O temor de Deus nos lembra que não somos os donos de nossas vidas, mas totalmente dependentes de Deus. Isso não nos torna fracos, mas humildes, e a humildade é a porta de entrada para a verdadeira sabedoria. Como diz o Salmo 111,10: “O temor do Senhor é o princípio da sabedoria; têm bom senso aqueles que o praticam.”
Além disso, o temor de Deus nos ajuda a discernir entre o que é verdadeiramente importante e o que é efêmero. Em um mundo cheio de distrações e tentações, o temor de Deus nos mantém focados no essencial: nosso relacionamento com Ele e nossa vocação à santidade.
O Temor de Deus na Vida dos Santos
Os santos são exemplos vivos do que significa temer a Deus. Por exemplo, Santa Teresa de Ávila dizia que o temor de Deus não era um medo que a afastava d’Ele, mas um amor reverencial que a levava a buscar Sua presença a todo momento. Da mesma forma, São Francisco de Sales ensinava que o temor de Deus é como o respeito que um filho tem por seu pai: não um medo paralisante, mas um amor que se expressa na obediência e na gratidão.
Um exemplo particularmente comovente é o de São João Maria Vianney, o Cura d’Ars. Ele costumava dizer que o temor de Deus era como um “fogo sagrado” que purificava o coração e o preparava para receber o amor de Deus. Para ele, o temor de Deus não era um conceito abstrato, mas uma realidade concreta que se manifestava em sua vida de oração, em seu amor pelos pobres e em seu zelo pela salvação das almas.
Como Cultivar o Temor de Deus em Nossa Vida
Se o temor de Deus é tão importante, como podemos cultivá-lo em nossa vida diária? Aqui estão algumas sugestões práticas:
- Medite sobre a grandeza de Deus: Dedique tempo para contemplar a majestade de Deus na criação, na Sagrada Escritura e na Eucaristia. Quanto mais você conhece Deus, mais cresce em você um santo temor reverencial.
- Examine sua consciência: O temor de Deus nos leva a ser honestos conosco mesmos e a reconhecer nossas falhas. Um exame de consciência diário pode ajudá-lo a crescer na humildade e a evitar o pecado.
- Viva os mandamentos: O temor de Deus não é apenas um sentimento, mas uma atitude que se traduz em ações. Viver os mandamentos é uma maneira concreta de demonstrar nosso amor e respeito por Deus.
- Peça o dom do temor de Deus: Na oração, peça ao Espírito Santo que lhe conceda o dom do temor de Deus. Esse dom o ajudará a viver em uma atitude de reverência e adoração.
Conclusão: Do Temor ao Amor
O temor de Deus não é um medo que nos afasta d’Ele, mas um amor reverencial que nos aproxima de Seu coração. É uma atitude que nos lembra quem é Deus e quem somos nós: criaturas amadas por um Pai misericordioso, mas chamadas a viver na santidade e na justiça.
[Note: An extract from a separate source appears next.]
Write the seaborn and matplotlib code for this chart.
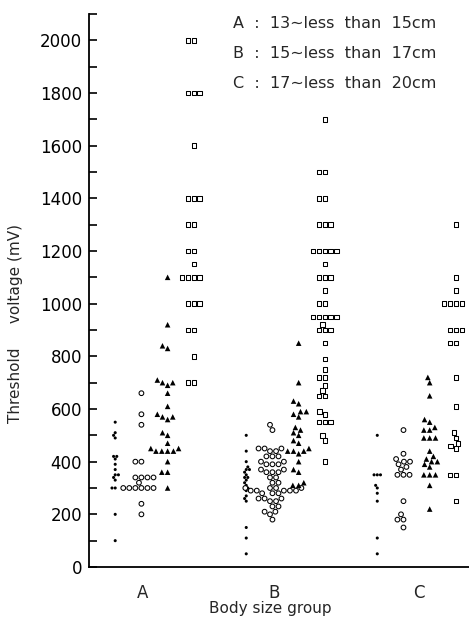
import warnings
warnings.filterwarnings("ignore")
import matplotlib
matplotlib.use("Agg")
import matplotlib.pyplot as plt
from matplotlib.ticker import MultipleLocator
import numpy as np
import pandas as pd
import seaborn as sns

# ---------------- data ----------------
groups = ["A", "B", "C"]
subsets = ["dot", "circle", "triangle", "square"]
tick_labels = ["A", "B", "C"]
legend_lines = ["A  :  13\u223cless  than  15cm",
                "B  :  15\u223cless  than  17cm",
                "C  :  17\u223cless  than  20cm"]

a_dot = [100, 200, 300, 300, 330, 340, 350, 350, 370, 390, 410, 420, 420,
         490, 500, 510, 550]
a_circle = [200, 240, 300, 300, 300, 300, 300, 300, 320, 340, 340, 340, 340,
            400, 400, 540, 580, 660]
a_triangle = [1100, 920, 840, 830, 710, 700, 700, 690, 660, 610, 580, 570,
              570, 560, 510, 500, 470, 450, 450, 440, 440, 440, 440, 400,
              360, 360, 300]
a_square = [2000, 2000, 1800, 1800, 1800, 1600, 1400, 1400, 1400, 1300, 1300,
            1200, 1200, 1150, 1100, 1100, 1100, 1100, 1000, 1000, 1000, 900,
            900, 800, 700, 700]

b_dot = [500, 440, 400, 380, 370, 370, 360, 350, 340, 340, 330, 320, 310,
         300, 300, 290, 270, 260, 250, 150, 110, 50]
b_circle = [540, 520, 450, 450, 450, 440, 440, 420, 420, 420, 400, 400, 390,
            390, 390, 370, 370, 360, 360, 360, 340, 340, 320, 320, 300, 300,
            300, 300, 290, 290, 290, 290, 290, 280, 280, 280, 260, 260, 260,
            250, 250, 230, 230, 210, 210, 200, 180]
b_triangle = [850, 700, 630, 620, 590, 590, 580, 570, 530, 520, 510, 500,
              480, 470, 450, 440, 440, 440, 430, 400, 370, 360, 320, 310, 310]
b_square = [1700, 1500, 1500, 1400, 1400, 1300, 1300, 1300, 1200, 1200, 1200,
            1200, 1200, 1150, 1100, 1100, 1100, 1050, 1000, 1000, 950, 950,
            950, 950, 950, 920, 900, 900, 900, 850, 790, 750, 720, 720, 690,
            670, 650, 650, 590, 580, 550, 550, 550, 500, 480, 400]

c_dot = [500, 350, 350, 350, 310, 300, 280, 250, 110, 50]
c_circle = [520, 430, 410, 400, 400, 390, 380, 370, 350, 350, 350, 250, 200,
            180, 180, 150]
c_triangle = [720, 700, 650, 560, 550, 530, 520, 520, 490, 490, 490, 440,
              420, 410, 400, 400, 390, 380, 350, 350, 350, 310, 220]
c_square = [1300, 1100, 1050, 1000, 1000, 1000, 1000, 900, 900, 900, 850,
            850, 720, 610, 510, 490, 470, 460, 450, 350, 350, 250]

series = {
    ("A", "dot"): a_dot, ("A", "circle"): a_circle,
    ("A", "triangle"): a_triangle, ("A", "square"): a_square,
    ("B", "dot"): b_dot, ("B", "circle"): b_circle,
    ("B", "triangle"): b_triangle, ("B", "square"): b_square,
    ("C", "dot"): c_dot, ("C", "circle"): c_circle,
    ("C", "triangle"): c_triangle, ("C", "square"): c_square,
}
rows = []
for (g, s), vals in series.items():
    for v in vals:
        rows.append({"group": g, "subset": s, "value": v})
df = pd.DataFrame(rows)

# ---------------- style ----------------
sns.set_style("ticks")
plt.rcParams["font.family"] = ["DejaVu Sans"]

styles = {
    "dot": dict(marker="o", size=2.2, fill="black", lw=0),
    "circle": dict(marker="o", size=3.4, fill="white", lw=0.75),
    "triangle": dict(marker="^", size=4.0, fill="black", lw=0),
    "square": dict(marker="s", size=3.3, fill="white", lw=0.75),
}

fig = plt.figure(figsize=(4.69, 6.19), dpi=100)
ax = fig.add_axes([89 / 469, 52 / 619, 380 / 469, 553 / 619])

for s in subsets:
    st = styles[s]
    sns.swarmplot(data=df[df["subset"] == s], x="group", y="value",
                  hue="subset", order=groups, hue_order=subsets, dodge=True,
                  palette={k: styles[k]["fill"] for k in subsets},
                  marker=st["marker"], size=st["size"], edgecolor="black",
                  linewidth=st["lw"], legend=False, ax=ax)

ax.set_xlim(-0.5, 2.4)
ax.set_ylim(0, 2100)
ax.yaxis.set_major_locator(MultipleLocator(200))
ax.yaxis.set_minor_locator(MultipleLocator(100))
ax.tick_params(axis="y", which="both", direction="in", length=6, width=1.2,
               labelsize=12, pad=5, color="black", labelcolor="black")
ax.set_xticks([-0.09, 0.91, 2.02])
ax.set_xticklabels(tick_labels)
ax.tick_params(axis="x", length=0, labelsize=12, pad=12)

sns.despine(ax=ax)
for sp in ["left", "bottom"]:
    ax.spines[sp].set_linewidth(1.3)
    ax.spines[sp].set_color("black")

ax.set_xlabel("Body size group", fontsize=11)
ax.xaxis.set_label_coords(0.476, -0.061)
ax.set_ylabel("Threshold     voltage (mV)", fontsize=11)
ax.yaxis.set_label_coords(-0.175, 0.44)

for i, line in enumerate(legend_lines):
    fig.text(233 / 469, 1 - (24 + i * 30) / 619, line, fontsize=11.5,
             ha="left", va="center")

fig.savefig("out.png", dpi=100)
Como diz o Salmo 34,10: “Temei o Senhor, vós os seus santos, pois nada falta aos que O temem.” O temor de Deus não nos priva de nada, mas nos enche do que realmente importa: a paz, a sabedoria e a alegria de viver em Sua presença.
Que este artigo nos inspire a redescobrir o verdadeiro significado do temor de Deus e a vivê-lo não como um fardo, mas como um caminho de liberdade e amor. Que a Virgem Maria, modelo de humildade e reverência, nos guie nesse caminho, e que sua intercessão nos ajude a crescer no temor de Deus e no amor por seu Filho, nosso Senhor Jesus Cristo. Amém.